Stakeholders argue that this obsolete law has failed to evolve with modern auditing standards and practices, making it easier for corruption to thrive. Calls for a new Audit Act have been ongoing for years, but progress has been painfully slow.

The first real attempt at reform was during President Olusegun Obasanjo’s administration when the National Assembly passed an Audit Bill but Obasanjo refused to sign it into law. The same bill has been reintroduced in different forms under successive administrations, yet it remains stalled.
At the moment, a new Audit Service Bill has been passed by the House of Representatives, but the Senate has yet to concur and therein lies another plot twist. Why is the Senate dragging its feet on a law that would strengthen financial oversight?
According to Olusegun Elemo, Executive Director of Paradigm Leadership Support Initiative (PLSI), the enactment of the new Audit Service Act is “long overdue.” He commended the House of Representatives for passing the bill and urged the Senate to follow suit.
“The new law will provide the Auditor General with significant powers to prosecute and sanction anyone found guilty of financial irregularities,” Elemo said. Nigeria is not the only country where corruption exists, but other nations have at least empowered their audit institutions to fight back.
Professor Godwin Oyedokun, an accounting and financial development expert at Lead City University, Ibadan, pointed out that in countries like South Africa and Kenya, the Auditor General’s office has the authority to prosecute cases of financial misconduct.
“There should be established mechanisms to ensure accountability and enforce compliance with audit recommendations. However, everything depends on the broader political will to combat corruption,” Oyedokun said.
Similarly, Barrister Eze Onyekpere, Lead Director of the Centre for Social Justice (CSJ), stressed that without additional powers and funding, the Auditor General’s office will remain ineffective. “The office needs the power to sanction and follow up to enforce the sanctions,” he stated.
At the heart of this issue is a fundamental lack of political will. The laws exist to expose financial misconduct, but not to punish it.
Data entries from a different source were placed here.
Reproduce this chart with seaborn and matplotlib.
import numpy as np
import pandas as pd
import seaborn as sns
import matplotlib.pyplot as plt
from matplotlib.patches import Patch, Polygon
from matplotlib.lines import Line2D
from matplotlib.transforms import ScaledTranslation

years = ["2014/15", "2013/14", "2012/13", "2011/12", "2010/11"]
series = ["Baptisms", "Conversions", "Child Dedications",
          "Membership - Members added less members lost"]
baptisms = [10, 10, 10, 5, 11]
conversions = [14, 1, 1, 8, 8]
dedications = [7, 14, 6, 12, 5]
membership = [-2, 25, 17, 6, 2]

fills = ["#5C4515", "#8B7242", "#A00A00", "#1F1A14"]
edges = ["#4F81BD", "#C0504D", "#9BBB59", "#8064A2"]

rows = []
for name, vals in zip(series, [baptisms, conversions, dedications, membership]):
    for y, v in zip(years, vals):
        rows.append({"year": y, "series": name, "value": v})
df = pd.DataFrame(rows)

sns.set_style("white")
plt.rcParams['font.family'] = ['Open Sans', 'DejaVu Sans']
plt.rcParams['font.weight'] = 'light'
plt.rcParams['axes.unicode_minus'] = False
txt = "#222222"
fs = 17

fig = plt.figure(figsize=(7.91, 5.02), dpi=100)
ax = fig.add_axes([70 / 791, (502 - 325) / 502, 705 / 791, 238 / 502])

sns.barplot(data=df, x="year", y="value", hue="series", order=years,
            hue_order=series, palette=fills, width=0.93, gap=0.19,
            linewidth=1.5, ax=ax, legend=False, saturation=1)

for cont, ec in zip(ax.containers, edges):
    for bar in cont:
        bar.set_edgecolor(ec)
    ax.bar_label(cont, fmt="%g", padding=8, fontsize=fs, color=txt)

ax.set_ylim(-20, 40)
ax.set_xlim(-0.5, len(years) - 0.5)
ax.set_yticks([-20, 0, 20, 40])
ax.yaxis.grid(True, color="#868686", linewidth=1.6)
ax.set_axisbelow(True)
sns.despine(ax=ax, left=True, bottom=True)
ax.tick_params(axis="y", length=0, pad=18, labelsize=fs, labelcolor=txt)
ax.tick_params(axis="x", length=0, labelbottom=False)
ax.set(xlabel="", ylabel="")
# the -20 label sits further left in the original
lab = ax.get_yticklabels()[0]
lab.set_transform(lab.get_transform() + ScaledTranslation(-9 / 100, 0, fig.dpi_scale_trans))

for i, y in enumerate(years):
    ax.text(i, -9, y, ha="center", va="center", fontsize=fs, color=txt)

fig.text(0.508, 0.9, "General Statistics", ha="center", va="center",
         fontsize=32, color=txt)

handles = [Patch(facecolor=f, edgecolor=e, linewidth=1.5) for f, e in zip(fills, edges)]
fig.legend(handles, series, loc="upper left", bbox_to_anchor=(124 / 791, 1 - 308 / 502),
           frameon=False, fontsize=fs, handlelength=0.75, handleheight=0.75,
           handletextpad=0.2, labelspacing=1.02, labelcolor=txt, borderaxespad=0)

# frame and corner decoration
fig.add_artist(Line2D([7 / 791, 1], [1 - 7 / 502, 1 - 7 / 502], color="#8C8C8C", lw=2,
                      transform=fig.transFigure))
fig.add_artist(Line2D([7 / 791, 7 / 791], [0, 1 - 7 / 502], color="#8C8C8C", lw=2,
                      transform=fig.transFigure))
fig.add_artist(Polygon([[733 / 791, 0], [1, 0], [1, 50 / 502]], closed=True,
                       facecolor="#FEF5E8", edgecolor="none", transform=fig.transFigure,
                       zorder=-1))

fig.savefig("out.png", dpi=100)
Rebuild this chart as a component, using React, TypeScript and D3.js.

The Auditor General does its job by publishing damning reports, but the reports are ignored. The Senate Public Accounts Committee makes threats, but they rarely lead to action.
And so the cycle continues.
Will the Senate finally pass the Audit Service Bill? Will the President sign it into law? Will agency heads ever be held accountable for mismanaging trillions in public funds?
The reality is that unless Nigeria’s leadership makes a conscious decision to enforce accountability, nothing will change. The headlines may be different next year, but the story will be the same.